Obvious isn't it? But you will compare. Don't say it out loud, and watch how you say things that can be seen as comparing.
I felt constantly compared to both my siblings and found wanting. I thought I wasn't academic for example. In my 20s I suddenly realised that I had better GCSEs, equal A-levels and what most people would probably count as a better degree.
Never realised as a child. So I didn't bother working. You see it was easier on my mind to not work, then when I didn't achieve, to tell myself that if I'd worked, then I would have done as well as them.

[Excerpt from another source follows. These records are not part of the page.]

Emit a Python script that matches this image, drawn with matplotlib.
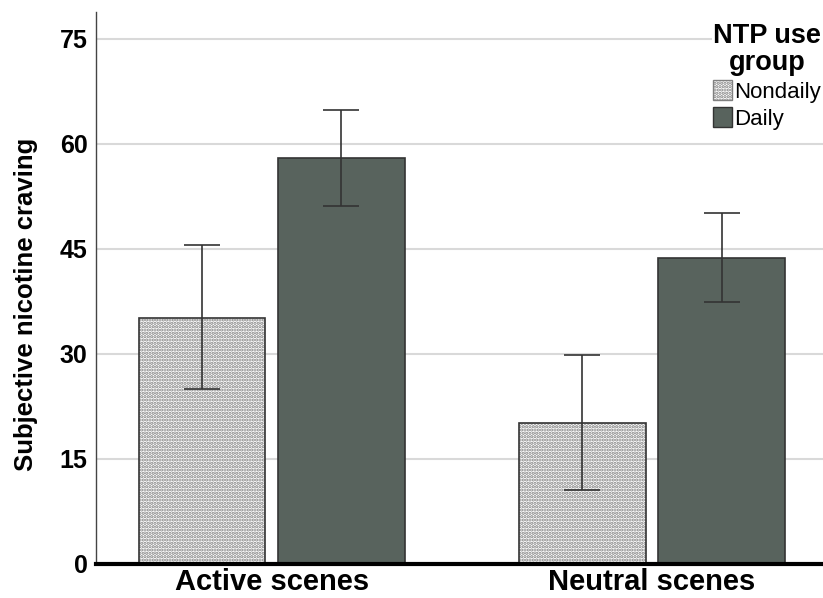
import matplotlib

matplotlib.use("Agg")
import matplotlib.pyplot as plt
import numpy as np
from matplotlib.patches import Patch

plt.rcParams["font.family"] = ["Liberation Sans", "DejaVu Sans"]
plt.rcParams["hatch.linewidth"] = 1.6

scenes = ["Active scenes", "Neutral scenes"]
groups = ["Nondaily", "Daily"]
means = {"Nondaily": [35.1, 20.2], "Daily": [58.0, 43.7]}
err_low = {"Nondaily": [25.0, 10.5], "Daily": [51.1, 37.4]}
err_high = {"Nondaily": [45.5, 29.8], "Daily": [64.9, 50.1]}
yticks = [0, 15, 30, 45, 60, 75]

daily_color = "#58635d"
edge = "#333333"
dots = "#808080"

fig = plt.figure(figsize=(8.23, 5.98), dpi=100)
ax = fig.add_axes([0.1166, 0.0569, 0.8834, 0.9231])

x = np.arange(len(scenes))
width = 0.332
offsets = {"Nondaily": -0.183, "Daily": 0.183}

for g in groups:
    pos = x + offsets[g]
    m = np.array(means[g])
    lo = m - np.array(err_low[g])
    hi = np.array(err_high[g]) - m
    if g == "Nondaily":
        ax.bar(pos, m, width, color="white", hatch=".....", edgecolor=dots,
               linewidth=0, zorder=2)
        ax.bar(pos, m, width, fill=False, edgecolor=edge, linewidth=1.2, zorder=3)
    else:
        ax.bar(pos, m, width, color=daily_color, edgecolor=edge, linewidth=1.2, zorder=2)
    ax.errorbar(pos, m, yerr=[lo, hi], fmt="none", ecolor=edge, elinewidth=1.2,
                capsize=13, capthick=1.2, zorder=4)

ax.set_xlim(-0.463, 1.45)
ax.set_ylim(0, 78.86)
ax.set_yticks(yticks)
ax.set_yticklabels([str(t) for t in yticks], fontsize=18, fontweight="bold")
ax.set_xticks(x)
ax.set_xticklabels(scenes, fontsize=21, fontweight="bold")
ax.tick_params(length=0, pad=6)
ax.tick_params(axis="x", pad=3)
ax.set_ylabel("Subjective nicotine craving", fontsize=18.5, fontweight="bold")
ax.yaxis.set_label_coords(-0.08, 0.47)

ax.yaxis.grid(True, color="#d9d9d9", linewidth=1.5, zorder=0)
ax.set_axisbelow(True)
for s in ["top", "right"]:
    ax.spines[s].set_visible(False)
ax.spines["left"].set_color("#444444")
ax.spines["left"].set_linewidth(1.0)
ax.spines["bottom"].set_color("black")
ax.spines["bottom"].set_linewidth(3)
ax.spines["bottom"].set_zorder(5)

handles = [
    Patch(facecolor="white", hatch=".....", edgecolor=dots, linewidth=1),
    Patch(facecolor=daily_color, edgecolor=edge, linewidth=1),
]
leg = ax.legend(handles, groups, title="NTP use\ngroup", loc="upper right",
                bbox_to_anchor=(1.0, 0.965), bbox_transform=fig.transFigure,
                frameon=True, fancybox=False, edgecolor="none", framealpha=1,
                fontsize=16, handlelength=0.85, handleheight=1.0, handletextpad=0.1,
                labelspacing=0.2, borderpad=0.08, borderaxespad=0)
leg.get_title().set_fontsize(19.5)
leg.get_title().set_fontweight("bold")
leg.get_title().set_multialignment("center")
leg.get_title().set_linespacing(1.05)
leg.set_zorder(6)

fig.savefig("out.png", dpi=100)
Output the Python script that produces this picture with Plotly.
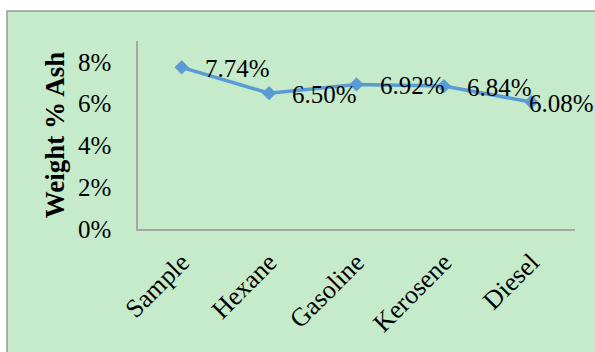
import plotly.graph_objects as go

# Ash content of the sample and after each solvent treatment
solvents = ["Sample", "Hexane", "Gasoline", "Kerosene", "Diesel"]
ash_weight = [0.0774, 0.0650, 0.0692, 0.0684, 0.0608]
y_ticks = [0, 0.02, 0.04, 0.06, 0.08]
y_tick_text = ["0%", "2%", "4%", "6%", "8%"]

serif = "Liberation Serif, Times New Roman, serif"
blue = "#5B9BD5"

fig = go.Figure()
fig.add_trace(go.Scatter(
    x=solvents, y=ash_weight, mode="lines+markers",
    line=dict(color=blue, width=3.5),
    marker=dict(symbol="diamond", size=11, color=blue),
    hoverinfo="skip", showlegend=False,
))

# value labels to the right of each point (last one pulled back inside)
for i, (name, val) in enumerate(zip(solvents, ash_weight)):
    fig.add_annotation(
        x=name, y=val, text=f"{val * 100:.2f}%", showarrow=False,
        xanchor="left", yanchor="middle",
        xshift=-4 if i == len(solvents) - 1 else 21, yshift=-1.5,
        font=dict(family=serif, size=25, color="black"),
    )

# chart area background with border
fig.add_shape(type="rect", xref="paper", yref="paper",
              x0=-0.2998, x1=1.2, y0=-0.8, y1=1.1596,
              fillcolor="#C6EBCB", line=dict(color="#999999", width=1.5),
              layer="below")

fig.update_layout(
    width=595, height=352,
    margin=dict(l=138, r=20, t=41, b=123),
    paper_bgcolor="white", plot_bgcolor="rgba(0,0,0,0)",
    font=dict(family=serif, size=24, color="black"),
    xaxis=dict(
        range=[-0.5, 4.5],
        showgrid=False, zeroline=False, showline=True,
        linecolor="#A6A6A6", linewidth=1.5, tickangle=-45,
        ticklabelstandoff=6,
        tickfont=dict(family=serif, size=26),
    ),
    yaxis=dict(
        range=[0, 0.09], tickvals=y_ticks, ticktext=y_tick_text,
        showgrid=False, zeroline=False, showline=True,
        linecolor="#A6A6A6", linewidth=1.5, ticks="",
        ticklabelstandoff=20,
        tickfont=dict(family=serif, size=25),
        title=dict(text="<b>Weight % Ash</b>", standoff=5,
                   font=dict(family=serif, size=27)),
    ),
)

fig.write_html("out.html")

Just didn't notice that even without working I was achieving as well as them - or better.
It wasn't that they said much out loud, but I always felt that there was an air of "poor little Margaret tries so hard, but she'll never be up to them...."
If one of them is doing deliberately annoying things give them a consequence.
Dm used to say "he can't help it" or "I'm sure he didn't mean it." Actually when it had caused issues for me, then even if he didn't mean it (and he'll admit now he did) then seeing him "get away" with it was frustrating.
Don't make them lend/give stuff away.
Lost count of the number of stuff I was told I "had" to lend, and it came back broken. Never got it replaced either.
Try and look fair.
There's always times when we can't be fair. But be prepared to justify when they don't. If you can't justify it, then probably it's because it isn't fair.
For example, if I bought myself something or got something for birthday/Christmas that I really liked, and my younger sibling wanted one. Dm would buy one for "herself" and then "let" him use it. She'd tell me he was only "using" it and it wasn't his, but it remained the fact that basically he got one for free.
And if you ask the sibling for opinion if they think something's fair, then listen to them.
I tended to take the line of least resistance, so if I was asked, I would almost always say it was fine. I suspect because of that, if I did say it wasn't fair, dm wasn't prepared so would then tell me she'd thought carefully and was still doing it. I felt my opinion didn't matter.
Praise
Praise them and don't hide it in front of the other if they have done something well. I remember dm coming to me after a particularly difficult holiday where I'd given up on the family tradition of children do the washing up after meals, and just done it by myself every meal. She came to me and whispered thanks, gave me some chocolate and told me not to tell younger sibling.
Do these things
Find things they can enjoy together without being compared. And praise them, not for getting on with each other, but each for doing it well. So not "thank you for getting on so well together" but "thank you for tidying the room, you both put a lot of effort in".
Have time with them separately. If the other one tends to interrupt, arrange to go out.
Let them have separate hobbies and friends, and keep siblings out of the way when friends are round.
Make them laugh. Laughing together really helps in relationships. Watch something on TV that they both find funny, play a game that they enjoy.
Be fair. eg If older got his first phone at 11yo then younger does too.
Be prepared to give consequences. And give equal consequences, not less to the younger one.
And just to note, I love my parents. I totally understand that they are human, they were doing their best, and there were things that at the time I didn't understand. But I think they did contribute to our bad relationship, mostly through being so desperate to mend it, they tried to push us together, which actually drove us apart.